Pour autant, l’érosion des sols, la pollution marine et la perte de revenu liée au tourisme pourraient coûter plus cher que les bénéfices tirés du pétrole, rappellent des économistes de l’Université Marien-Ngouabi qui plaident pour un audit coûts-bénéfices transparent.
Voix des communautés riveraines
À Tandou-Mvassa, village de pêcheurs bordant le lac Tchibinda, Paul Mavoungou confie craindre « une marée noire invisible » qui raréfierait les poissons. Il souhaite participer aux discussions avant tout forage afin d’éviter les incompréhensions et préserver la paix sociale.
Les associations féminines rappellent que 70 % du petit commerce local repose sur la vente de produits de la mer. Tout impact négatif toucherait d’abord leurs revenus et la scolarité des enfants, soulignent-elles, réclamant des garanties concrètes.
Réponses officielles et pistes de travail
Interrogé, le directeur général de l’Environnement assure que « rien ne sera entrepris sans consultation approfondie ». Une commission multipartite, incluant ONG et notables traditionnels, doit vérifier la conformité des études d’impact et proposer des mesures de compensation adaptées.
Le ministère des Hydrocarbures explique de son côté que les contrats comportent déjà des clauses ESG exigeant torchage zéro, partage de données sismiques en libre accès et budget de restauration forestière, témoignant de la montée en puissance de la finance verte au Congo.
Technologies au service de la transparence
Des universitaires testent actuellement des capteurs IoT capables de suivre en temps réel la qualité de l’eau et la présence d’hydrocarbures.
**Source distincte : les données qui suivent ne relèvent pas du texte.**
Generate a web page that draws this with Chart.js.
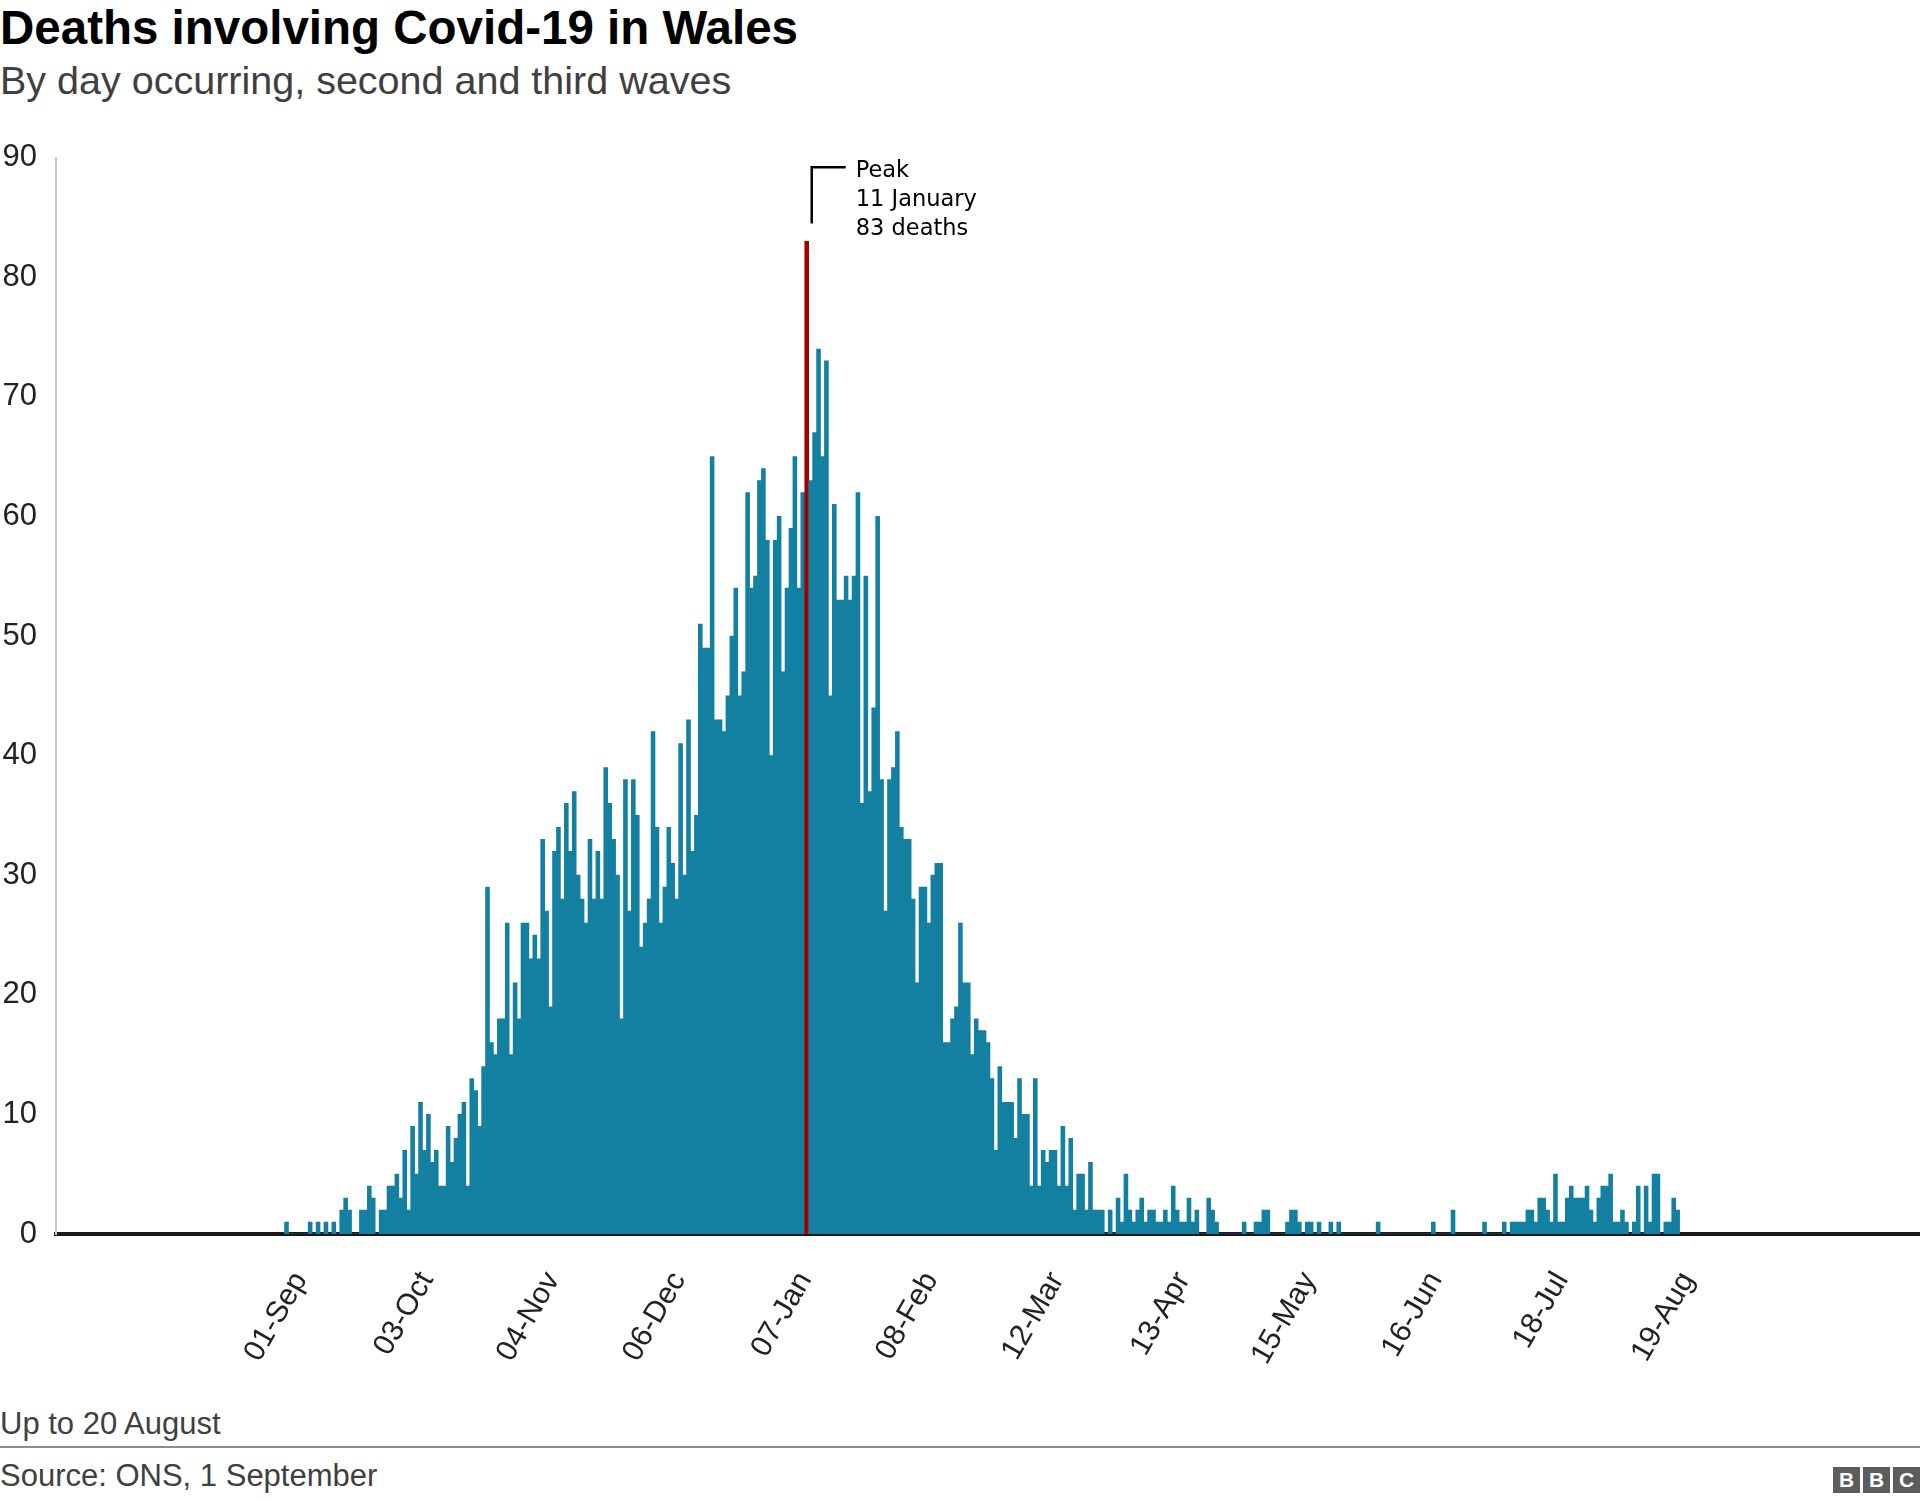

Les résultats seraient accessibles sur une plateforme ouverte, renforçant la confiance entre communautés, entreprises et autorités.
Parallèlement, des images satellite haute résolution, analysées par Earth Insight, permettront un suivi participatif de la déforestation. Les villageois formés à l’usage d’applications mobiles pourront signaler toute coupe suspecte, appuyant ainsi le travail des écogardes.
Scénarios de conservation inclusive
Le rapport propose de zoner l’espace marin en aires communautaires de pêche et couloirs écologiques, stratégie déjà testée dans la réserve de Loango au Gabon. Cette approche pourrait sécuriser les dauphins à bosse tout en maintenant l’activité économique locale.
Les ONG congolaises évoquent aussi la création d’un fonds carbone communautaire, alimenté par les marchés volontaires, pour financer écogardes, écoles vertes et micro-entreprises d’énergie solaire. Le principe obéit au mécanisme REDD+ soutenu par plusieurs partenaires techniques.
Perspective régionale et internationale
Conkouati-Douli fait partie du paysage transfrontalier de Mayombe, où le Congo, le Gabon et l’Angola ambitionnent de créer un corridor écologique. Cette coopération pourrait attirer de nouveaux financements du Fonds bleu pour le bassin du Congo.
L’année 2026 verra la République du Congo accueillir la Semaine africaine du climat. Brazzaville veut y présenter ses avancées sur la surveillance numérique des aires protégées et sur les partenariats public-privé favorisant une économie bas-carbone, ainsi que la montée en compétence de sa jeunesse.
Feuille de route pour les mois à venir
Avant la fin de l’année, une mission conjointe ministères-société civile visitera chaque village riverain du parc pour recueillir attentes et suggestions. Les conclusions alimenteront un plan de gestion révisé qui sera rendu public, confirmant l’engagement du pays pour la transparence.
À l’horizon 2030, l’objectif est de réduire de moitié les émissions liées au torchage, de certifier la pêche durable et de doubler le nombre d’emplois verts autour de Conkouati-Douli. Un défi collectif que recherchistes et citoyens disent prêts à relever.